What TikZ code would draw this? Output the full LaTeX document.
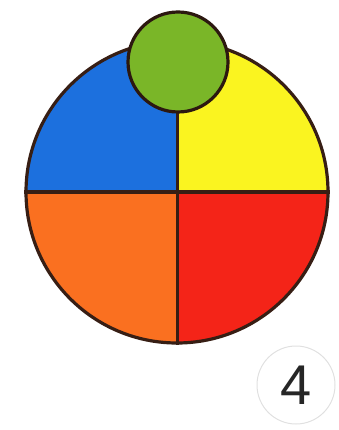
\documentclass[tikz,border=0pt]{standalone}
\usepackage{fontspec}
\setmainfont{Liberation Sans}
\definecolor{cblue}{RGB}{28,112,222}
\definecolor{cyellow}{RGB}{250,244,32}
\definecolor{corange}{RGB}{250,112,32}
\definecolor{cred}{RGB}{244,36,24}
\definecolor{cgreen}{RGB}{122,182,40}
\definecolor{cline}{RGB}{55,30,20}
\begin{document}
\begin{tikzpicture}[x=1pt,y=-1pt]
\useasboundingbox (0,0) rectangle (338,430);
\coordinate (c) at (177,192);
\begin{scope}
\clip (c) circle[radius=151pt];
\fill[cblue] (20,30) rectangle (c);
\fill[cyellow] (335,30) rectangle (c);
\fill[corange] (20,350) rectangle (c);
\fill[cred] (335,350) rectangle (c);
\end{scope}
\node[circle,draw=cline,line width=3.2pt,minimum size=302pt,inner sep=0pt] (big) at (c) {};
\draw[cline,line width=3.2pt] (big.west) -- (big.east);
\draw[cline,line width=3pt] (big.north) -- (big.south);
\node[circle,fill=cgreen,draw=cline!80!black,line width=3.2pt,minimum size=100pt,inner sep=0pt] (g) at (178,62) {};
\node[circle,draw=black!12,line width=1pt,minimum size=78pt,inner sep=0pt,text=black!85,font=\fontsize{56}{56}\selectfont] (n) at (296,385) {4};
\end{tikzpicture}
\end{document}
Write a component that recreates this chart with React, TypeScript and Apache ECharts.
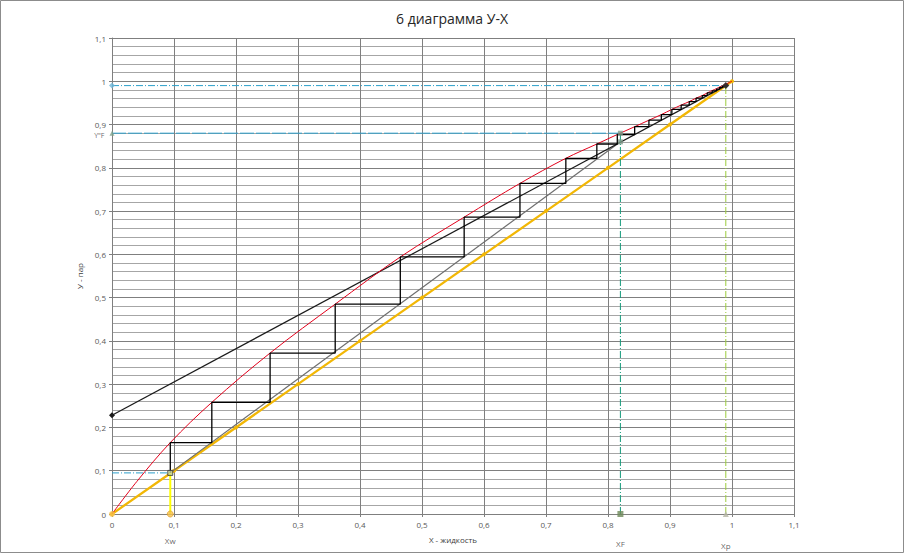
import React, { useEffect, useRef } from "react";
import * as echarts from "echarts";

const diagonal = [[0, 0], [0.1, 0.1], [0.2, 0.2], [0.3, 0.3], [0.4, 0.4], [0.5, 0.5], [0.6, 0.6], [0.7, 0.7], [0.8, 0.8], [0.9, 0.9], [1, 1]];
const equilibrium = [[0, 0], [0.04, 0.075], [0.094, 0.165], [0.161, 0.258], [0.255, 0.372], [0.36, 0.485], [0.465, 0.594], [0.568, 0.686], [0.658, 0.764], [0.732, 0.822], [0.782, 0.855], [0.815, 0.877], [0.843, 0.895], [0.866, 0.91], [0.886, 0.923], [0.903, 0.935], [0.918, 0.945], [0.931, 0.953], [0.942, 0.961], [0.952, 0.967], [0.96, 0.973], [1, 1]];
const rectifying = [[0, 0.228], [0.99, 0.99]];
const stripping = [[0.094, 0.095], [0.82, 0.86]];
const steps = [[0.094, 0.095], [0.094, 0.165], [0.161, 0.165], [0.161, 0.258], [0.255, 0.258], [0.255, 0.372], [0.36, 0.372], [0.36, 0.485], [0.465, 0.485], [0.465, 0.594], [0.568, 0.594], [0.568, 0.686], [0.658, 0.686], [0.658, 0.764], [0.732, 0.764], [0.732, 0.822], [0.782, 0.822], [0.782, 0.855], [0.815, 0.855], [0.815, 0.877], [0.843, 0.877], [0.843, 0.895], [0.866, 0.895], [0.866, 0.91], [0.886, 0.91], [0.886, 0.923], [0.903, 0.923], [0.903, 0.935], [0.918, 0.935], [0.918, 0.945], [0.931, 0.945], [0.931, 0.953], [0.942, 0.953], [0.942, 0.961], [0.952, 0.961], [0.952, 0.967], [0.96, 0.967], [0.96, 0.973], [0.968, 0.973], [0.968, 0.978], [0.975, 0.978], [0.975, 0.982], [0.98, 0.982], [0.98, 0.986], [0.985, 0.986], [0.985, 0.989], [0.989, 0.989]];
const yFLine = [[0, 0.88], [0.82, 0.88]];
const yPLine = [[0, 0.99], [0.99, 0.99]];
const yWLine = [[0, 0.095], [0.094, 0.095]];
const xWLine = [[0.094, 0], [0.094, 0.095]];
const xFLine = [[0.82, 0], [0.82, 0.88]];
const xPLine = [[0.99, 0], [0.99, 0.99]];
const pointFeed = [[0.82, 0.86], [0.82, 0.88]];

const FONT = "Open Sans";
const fmt = (v: number) => String(parseFloat(v.toFixed(2))).replace(".", ",");

export default function App() {
  const ref = useRef<HTMLDivElement>(null);
  useEffect(() => {
    document.body.style.margin = "0";
    const chart = echarts.init(ref.current!, null, { renderer: "svg" });
    const dashDot = [7, 2, 1, 2];
    const lbl = (text: string, pos: string, dist: number, extra: any = {}) => ({
      show: true,
      formatter: text,
      position: pos,
      distance: dist,
      fontSize: 8,
      color: "#404040",
      fontFamily: FONT,
      ...extra,
    });
    chart.setOption({
      animation: false,
      backgroundColor: "#ffffff",
      textStyle: { fontFamily: FONT },
      title: {
        text: "6 диаграмма У-Х",
        left: "center",
        top: 6,
        textStyle: { fontSize: 14, fontWeight: "normal", color: "#262626", fontFamily: FONT },
      },
      graphic: [
        {
          type: "rect",
          shape: { x: 0.5, y: 0.5, width: 903, height: 552 },
          style: { fill: "none", stroke: "#8c8c8c", lineWidth: 1 },
          silent: true,
        },
      ],
      grid: { left: 112, right: 110, top: 38, bottom: 39 },
      xAxis: {
        type: "value",
        min: 0,
        max: 1.1,
        interval: 0.1,
        name: "Х - жидкость",
        nameLocation: "middle",
        nameGap: 21,
        nameTextStyle: { fontSize: 8, color: "#404040", fontFamily: FONT },
        axisLine: { show: true, lineStyle: { color: "#7f7f7f" } },
        axisTick: { show: true, length: 3, lineStyle: { color: "#7f7f7f" } },
        axisLabel: { fontSize: 8, color: "#595959", margin: 6, formatter: fmt, fontFamily: FONT },
        splitLine: { show: true, lineStyle: { color: "#7f7f7f", width: 1 } },
      },
      yAxis: {
        type: "value",
        min: 0,
        max: 1.1,
        interval: 0.1,
        name: "У - пар",
        nameLocation: "middle",
        nameGap: 22,
        nameRotate: 90,
        nameTextStyle: { fontSize: 8, color: "#404040", fontFamily: FONT },
        axisLine: { show: true, lineStyle: { color: "#7f7f7f" } },
        axisTick: { show: true, length: 3, lineStyle: { color: "#7f7f7f" } },
        axisLabel: { fontSize: 8, color: "#595959", margin: 6, formatter: fmt, fontFamily: FONT },
        splitLine: { show: true, lineStyle: { color: "#7f7f7f", width: 1 } },
        minorTick: { show: false, splitNumber: 5 },
        minorSplitLine: { show: true, lineStyle: { color: "#a6a6a6", width: 1 } },
      },
      series: [
        {
          type: "line",
          data: diagonal,
          symbol: "circle",
          symbolSize: 4,
          lineStyle: { color: "#f2b705", width: 2.3 },
          itemStyle: { color: "#f2b705" },
          z: 3,
        },
        {
          type: "line",
          data: stripping,
          symbol: "none",
          lineStyle: { color: "#6e6e6e", width: 1.2 },
          z: 4,
        },
        {
          type: "line",
          data: rectifying,
          symbol: "diamond",
          symbolSize: 6,
          lineStyle: { color: "#1a1a1a", width: 1.2 },
          itemStyle: { color: "#1a1a1a" },
          z: 4,
        },
        {
          type: "line",
          data: equilibrium,
          smooth: 0.35,
          symbol: "none",
          lineStyle: { color: "#e3001b", width: 1 },
          z: 5,
        },
        {
          type: "line",
          data: steps,
          symbol: "none",
          lineStyle: { color: "#000000", width: 1.3 },
          z: 6,
        },
        {
          type: "line",
          data: yPLine,
          symbol: "none",
          lineStyle: { color: "#2b9fca", width: 1, type: dashDot },
          z: 4,
        },
        {
          type: "scatter",
          data: [yPLine[0]],
          symbol: "diamond",
          symbolSize: 6,
          itemStyle: { color: "#6fb7d8" },
          z: 7,
        },
        {
          type: "line",
          data: yFLine,
          symbol: "none",
          lineStyle: { color: "#2b9fca", width: 1, type: [14, 2] },
          z: 4,
        },
        {
          type: "scatter",
          data: [yFLine[0]],
          symbol: "triangle",
          symbolSize: 5,
          itemStyle: { color: "#7fa28c" },
          label: lbl('Y"F', "left", 5, { fontSize: 7, offset: [0, 2] }),
          z: 7,
        },
        {
          type: "line",
          data: yWLine,
          symbol: "none",
          lineStyle: { color: "#2b9fca", width: 1, type: dashDot },
          z: 4,
        },
        {
          type: "line",
          data: xWLine,
          symbol: "none",
          lineStyle: { color: "#ffff00", width: 2 },
          z: 4,
        },
        {
          type: "scatter",
          data: [xWLine[0]],
          symbol: "circle",
          symbolSize: 6,
          itemStyle: { color: "#f6c24c", borderColor: "#e0a030", borderWidth: 1 },
          label: lbl("Xw", "bottom", 19),
          z: 7,
        },
        {
          type: "scatter",
          data: [[0, 0]],
          symbol: "circle",
          symbolSize: 6,
          itemStyle: { color: "#f6c24c" },
          z: 7,
        },
        {
          type: "scatter",
          data: [xWLine[1]],
          symbol: "rect",
          symbolSize: 5,
          itemStyle: { color: "#c8d8a0", borderColor: "#333", borderWidth: 1 },
          z: 7,
        },
        {
          type: "line",
          data: xFLine,
          symbol: "none",
          lineStyle: { color: "#139a7a", width: 1, type: dashDot },
          z: 4,
        },
        {
          type: "scatter",
          data: [xFLine[0]],
          symbol: "rect",
          symbolSize: 6,
          itemStyle: { color: "#6f8a5a" },
          label: lbl("XF", "bottom", 22),
          z: 7,
        },
        {
          type: "scatter",
          data: pointFeed,
          symbol: "rect",
          symbolSize: 5,
          itemStyle: { color: "#7f9a8a" },
          z: 7,
        },
        {
          type: "line",
          data: xPLine,
          symbol: "none",
          lineStyle: { color: "#9ccc3c", width: 1, type: dashDot },
          z: 4,
        },
        {
          type: "scatter",
          data: [xPLine[0]],
          symbol: "triangle",
          symbolSize: 6,
          itemStyle: { color: "#b5b5a5" },
          label: lbl("Xp", "bottom", 24),
          z: 7,
        },
        {
          type: "scatter",
          data: [xPLine[1]],
          symbol: "diamond",
          symbolSize: 7,
          itemStyle: { color: "#333333" },
          z: 7,
        },
      ],
    });
    return () => chart.dispose();
  }, []);
  return <div ref={ref} style={{ position: "absolute", left: 0, top: 0, width: 904, height: 553 }} />;
}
===============
Restate only the lines running from the start of the material above through the line containing "import * as", ends included. No pictures.

What TikZ code would draw this? Output the full LaTeX document.
\documentclass[tikz,border=0pt]{standalone}
\usepackage{fontspec}
\setmainfont{Liberation Sans}
\definecolor{cblue}{RGB}{28,112,222}
\definecolor{cyellow}{RGB}{250,244,32}
\definecolor{corange}{RGB}{250,112,32}
\definecolor{cred}{RGB}{244,36,24}
\definecolor{cgreen}{RGB}{122,182,40}
\definecolor{cline}{RGB}{55,30,20}
\begin{document}
\begin{tikzpicture}[x=1pt,y=-1pt]
\useasboundingbox (0,0) rectangle (338,430);
\coordinate (c) at (177,192);
\begin{scope}
\clip (c) circle[radius=151pt];
\fill[cblue] (20,30) rectangle (c);
\fill[cyellow] (335,30) rectangle (c);
\fill[corange] (20,350) rectangle (c);
\fill[cred] (335,350) rectangle (c);
\end{scope}
\node[circle,draw=cline,line width=3.2pt,minimum size=302pt,inner sep=0pt] (big) at (c) {};
\draw[cline,line width=3.2pt] (big.west) -- (big.east);
\draw[cline,line width=3pt] (big.north) -- (big.south);
\node[circle,fill=cgreen,draw=cline!80!black,line width=3.2pt,minimum size=100pt,inner sep=0pt] (g) at (178,62) {};
\node[circle,draw=black!12,line width=1pt,minimum size=78pt,inner sep=0pt,text=black!85,font=\fontsize{56}{56}\selectfont] (n) at (296,385) {4};
\end{tikzpicture}
\end{document}
Write a component that recreates this chart with React, TypeScript and Apache ECharts.
import React, { useEffect, useRef } from "react";
import * as echarts from "echarts";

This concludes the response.